* Work to do *
Copy everything from the line with "Write a Python" down to the line with "0.25, 0.18, 0.24, 0.12, 0.16, 0.08, 0.11, 0.09]", inclusive of both, exactly as written; leave out all pictures.

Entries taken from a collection
_ _ _

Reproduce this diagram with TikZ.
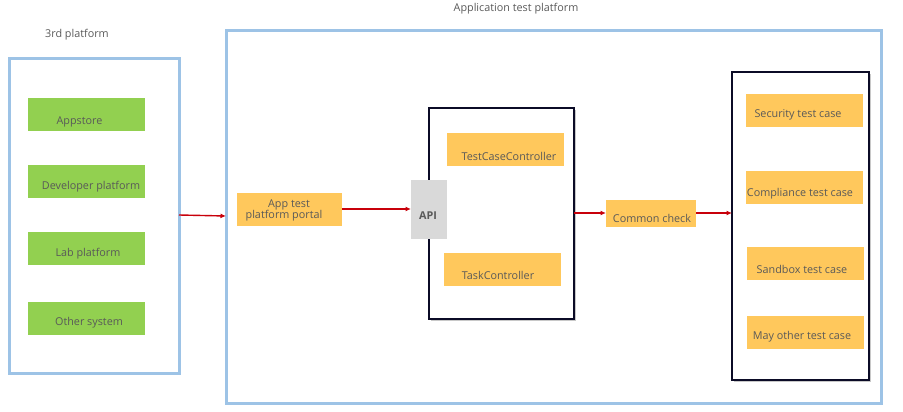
\documentclass[tikz,border=0pt]{standalone}
\usepackage{fontspec}
\setmainfont{Open Sans}
\usetikzlibrary{arrows.meta,shadows}
\definecolor{txtgray}{HTML}{595959}
\definecolor{bluebd}{HTML}{9DC3E6}
\definecolor{navybd}{HTML}{0B0B26}
\definecolor{greenf}{HTML}{92D050}
\definecolor{orangef}{HTML}{FFC85C}
\definecolor{apigray}{HTML}{D9D9D9}
\definecolor{arrred}{HTML}{C8000A}
\tikzset{
  txt/.style={text=txtgray, font=\fontsize{10.8}{12}\selectfont, inner sep=0pt, anchor=center, yshift=-1.5pt},
  bluebox/.style={draw=bluebd, line width=3pt, fill=white, drop shadow={shadow xshift=2pt, shadow yshift=-2pt, fill=black!30, opacity=0.7}},
  navybox/.style={draw=navybd, line width=2pt, fill=white, drop shadow={shadow xshift=2pt, shadow yshift=-2pt, fill=black!30, opacity=0.7}},
  gbox/.style={fill=greenf, draw=none},
  obox/.style={fill=orangef, draw=none},
  abox/.style={fill=apigray, draw=none},
  redarr/.style={draw=arrred, line width=1.4pt, -{Latex[length=5.5pt,width=5pt]}}
}
\begin{document}
\begin{tikzpicture}[x=1pt,y=-1pt]
\useasboundingbox (0,0) rectangle (903,412);
% outer containers
\draw[bluebox] (9,59) rectangle (179,373);
\coordinate (leftR) at (179,215);
\draw[bluebox] (226,31) rectangle (881,403);
\coordinate (bigL) at (226,216);
\draw[navybox] (429,108) rectangle (574,319);
\coordinate (midR) at (574,213);
\draw[navybox] (732,72) rectangle (869,380);
\coordinate (rightL) at (732,213);
% titles
\node[txt] (t3rd) at (77,33) {3rd platform};
\node[txt] (tapp) at (516,7) {Application test platform};
% green boxes
\fill[gbox] (28,98) rectangle (145,131);
\node[txt] (appstore) at (79.5,120) {Appstore};
\fill[gbox] (28,165) rectangle (145,198);
\node[txt] (devp) at (91,185) {Developer platform};
\fill[gbox] (28,232) rectangle (145,265);
\node[txt] (labp) at (88,252) {Lab platform};
\fill[gbox] (28,302) rectangle (145,335);
\node[txt] (other) at (89,321) {Other system};
% portal
\fill[obox] (237,193) rectangle (342,226);
\coordinate (portalR) at (342,209);
\node[txt] (port1) at (289,203) {App test};
\node[txt] (port2) at (284,214.5) {platform portal};
% API
\fill[abox] (411,180) rectangle (447,239);
\coordinate (apiL) at (411,209);
\node[txt, font=\bfseries\fontsize{10.8}{12}\selectfont] (api) at (428,214) {API};
% controllers
\fill[obox] (447,133) rectangle (564,166);
\node[txt] (tcc) at (509,155) {TestCaseController};
\fill[obox] (444,253) rectangle (561,286);
\node[txt] (tkc) at (498,274) {TaskController};
% common check
\fill[obox] (606,200) rectangle (696,227);
\coordinate (ccL) at (606,213);
\coordinate (ccR) at (696,213);
\node[txt] (cc) at (652,217) {Common check};
% test cases
\fill[obox] (746,94) rectangle (863,127);
\node[txt] (sec) at (798,113) {Security test case};
\fill[obox] (746,171) rectangle (863,204);
\node[txt] (comp) at (800,192) {Compliance test case};
\fill[obox] (747,247) rectangle (864,280);
\node[txt] (sand) at (802,268) {Sandbox test case};
\fill[obox] (747,316) rectangle (864,349);
\node[txt] (may) at (802,335) {May other test case};
% arrows
\draw[redarr] (leftR) -- (bigL);
\draw[redarr] (portalR) -- (apiL);
\draw[redarr] (midR) -- (ccL);
\draw[redarr] (ccR) -- (rightL);
\end{tikzpicture}
\end{document}
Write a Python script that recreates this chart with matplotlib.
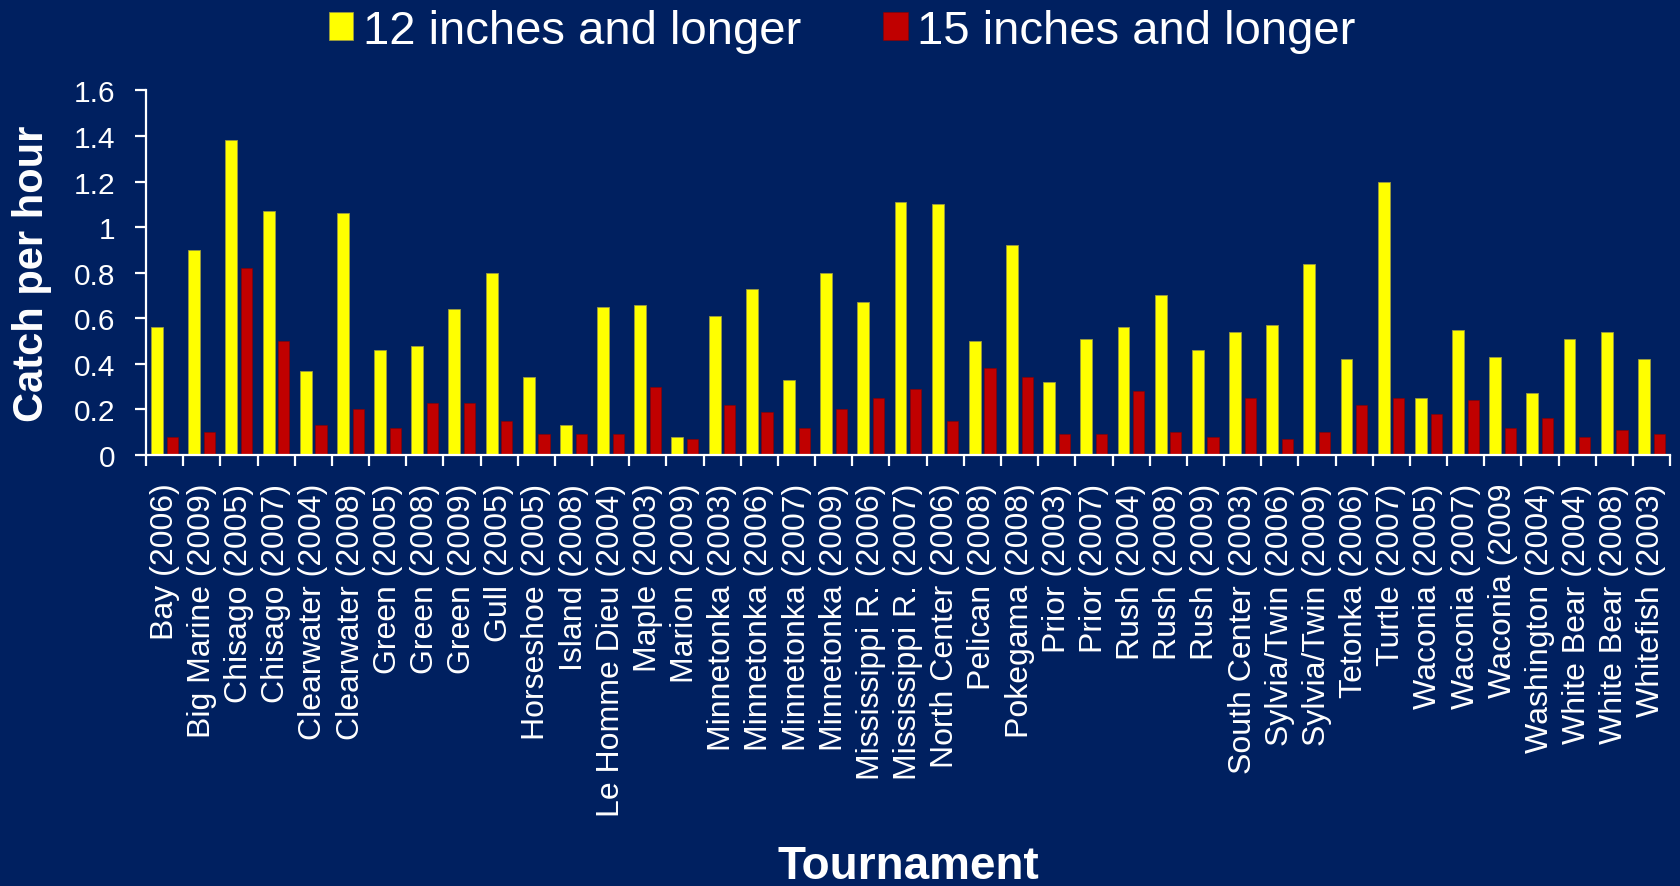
import numpy as np
from matplotlib import pyplot as plt
from matplotlib.ticker import FormatStrFormatter, FixedLocator

tournaments = ["Bay (2006)", "Big Marine (2009)", "Chisago (2005)", "Chisago (2007)",
               "Clearwater (2004)", "Clearwater (2008)", "Green (2005)", "Green (2008)",
               "Green (2009)", "Gull (2005)", "Horseshoe (2005)", "Island (2008)",
               "Le Homme Dieu (2004)", "Maple (2003)", "Marion (2009)", "Minnetonka (2003)",
               "Minnetonka (2006)", "Minnetonka (2007)", "Minnetonka (2009)",
               "Mississippi R. (2006)", "Mississippi R. (2007)", "North Center (2006)",
               "Pelican (2008)", "Pokegama (2008)", "Prior (2003)", "Prior (2007)",
               "Rush (2004)", "Rush (2008)", "Rush (2009)", "South Center (2003)",
               "Sylvia/Twin (2006)", "Sylvia/Twin (2009)", "Tetonka (2006)", "Turtle (2007)",
               "Waconia (2005)", "Waconia (2007)", "Waconia (2009", "Washington (2004)",
               "White Bear (2004)", "White Bear (2008)", "Whitefish (2003)"]

over12 = [0.56, 0.90, 1.38, 1.07, 0.37, 1.06, 0.46, 0.48, 0.64, 0.80, 0.34,
          0.13, 0.65, 0.66, 0.08, 0.61, 0.73, 0.33, 0.80, 0.67, 1.11, 1.10,
          0.50, 0.92, 0.32, 0.51, 0.56, 0.70, 0.46, 0.54, 0.57, 0.84, 0.42,
          1.20, 0.25, 0.55, 0.43, 0.27, 0.51, 0.54, 0.42]
over15 = [0.08, 0.10, 0.82, 0.50, 0.13, 0.20, 0.12, 0.23, 0.23, 0.15, 0.09,
          0.09, 0.09, 0.30, 0.07, 0.22, 0.19, 0.12, 0.20, 0.25, 0.29, 0.15,
          0.38, 0.34, 0.09, 0.09, 0.28, 0.10, 0.08, 0.25, 0.07, 0.10, 0.22,
          0.25, 0.18, 0.24, 0.12, 0.16, 0.08, 0.11, 0.09]

bg = "#002060"
plt.rcParams['font.family'] = ['Liberation Sans', 'DejaVu Sans']

fig = plt.figure(dpi=100, figsize=(16.81, 8.87), facecolor=bg)
ax = fig.add_axes([0.0869, 0.486, 0.9066, 0.411], facecolor=bg)

x = np.arange(len(tournaments))
ax.bar(x - 0.205, over12, width=0.32, color="#FFFF00", edgecolor="#9a9a40",
       linewidth=0.6, label="12 inches and longer")
ax.bar(x + 0.205, over15, width=0.30, color="#C00000", edgecolor="#8a0000",
       linewidth=0.4, label="15 inches and longer")

ax.set_xlim(-0.5, len(tournaments) - 0.5)
ax.set_ylim(0, 1.6)
ax.set_yticks(np.arange(0, 1.61, 0.2))
ax.yaxis.set_major_formatter(FormatStrFormatter('%g'))
ax.set_xticks(x)
ax.set_xticklabels(tournaments, rotation=90)
ax.xaxis.set_minor_locator(FixedLocator(np.arange(-0.5, len(tournaments), 1.0)))

for s in ["top", "right"]:
    ax.spines[s].set_visible(False)
for s in ["left", "bottom"]:
    ax.spines[s].set_color("white")
    ax.spines[s].set_linewidth(1.6)

ax.tick_params(axis='y', colors='white', labelsize=21.5, length=8, width=1.6, pad=14)
ax.tick_params(axis='x', which='major', colors='white', labelsize=23, length=0, pad=20)
ax.tick_params(axis='x', which='minor', colors='white', length=8, width=1.6)

ax.set_ylabel("Catch per hour", fontsize=30, fontweight='bold', color='white')
ax.yaxis.set_label_coords(-0.062, 0.5)
ax.set_xlabel("Tournament", fontsize=33, fontweight='bold', color='white')
ax.xaxis.set_label_coords(0.5, -1.066)

leg = fig.legend(loc='center', bbox_to_anchor=(0.501, 0.964), ncol=2, frameon=False,
                 fontsize=34, handlelength=0.52, handleheight=0.55, handletextpad=0.2,
                 columnspacing=1.75, borderaxespad=0)
for t in leg.get_texts():
    t.set_color('white')

fig.savefig("out.png", dpi=100, facecolor=bg)
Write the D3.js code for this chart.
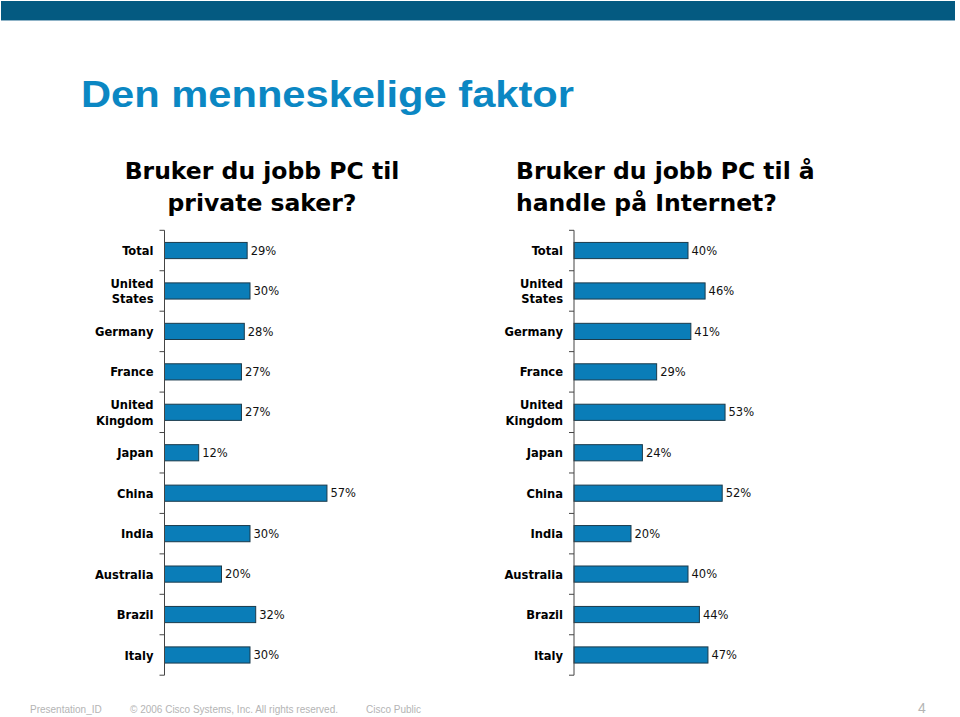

_ _ _

* Correct response *
Write a Python script that recreates this chart with matplotlib.
import numpy as np
from matplotlib import pyplot as plt
from matplotlib.ticker import FormatStrFormatter, FixedLocator

tournaments = ["Bay (2006)", "Big Marine (2009)", "Chisago (2005)", "Chisago (2007)",
               "Clearwater (2004)", "Clearwater (2008)", "Green (2005)", "Green (2008)",
               "Green (2009)", "Gull (2005)", "Horseshoe (2005)", "Island (2008)",
               "Le Homme Dieu (2004)", "Maple (2003)", "Marion (2009)", "Minnetonka (2003)",
               "Minnetonka (2006)", "Minnetonka (2007)", "Minnetonka (2009)",
               "Mississippi R. (2006)", "Mississippi R. (2007)", "North Center (2006)",
               "Pelican (2008)", "Pokegama (2008)", "Prior (2003)", "Prior (2007)",
               "Rush (2004)", "Rush (2008)", "Rush (2009)", "South Center (2003)",
               "Sylvia/Twin (2006)", "Sylvia/Twin (2009)", "Tetonka (2006)", "Turtle (2007)",
               "Waconia (2005)", "Waconia (2007)", "Waconia (2009", "Washington (2004)",
               "White Bear (2004)", "White Bear (2008)", "Whitefish (2003)"]

over12 = [0.56, 0.90, 1.38, 1.07, 0.37, 1.06, 0.46, 0.48, 0.64, 0.80, 0.34,
          0.13, 0.65, 0.66, 0.08, 0.61, 0.73, 0.33, 0.80, 0.67, 1.11, 1.10,
          0.50, 0.92, 0.32, 0.51, 0.56, 0.70, 0.46, 0.54, 0.57, 0.84, 0.42,
          1.20, 0.25, 0.55, 0.43, 0.27, 0.51, 0.54, 0.42]
over15 = [0.08, 0.10, 0.82, 0.50, 0.13, 0.20, 0.12, 0.23, 0.23, 0.15, 0.09,
          0.09, 0.09, 0.30, 0.07, 0.22, 0.19, 0.12, 0.20, 0.25, 0.29, 0.15,
          0.38, 0.34, 0.09, 0.09, 0.28, 0.10, 0.08, 0.25, 0.07, 0.10, 0.22,
          0.25, 0.18, 0.24, 0.12, 0.16, 0.08, 0.11, 0.09]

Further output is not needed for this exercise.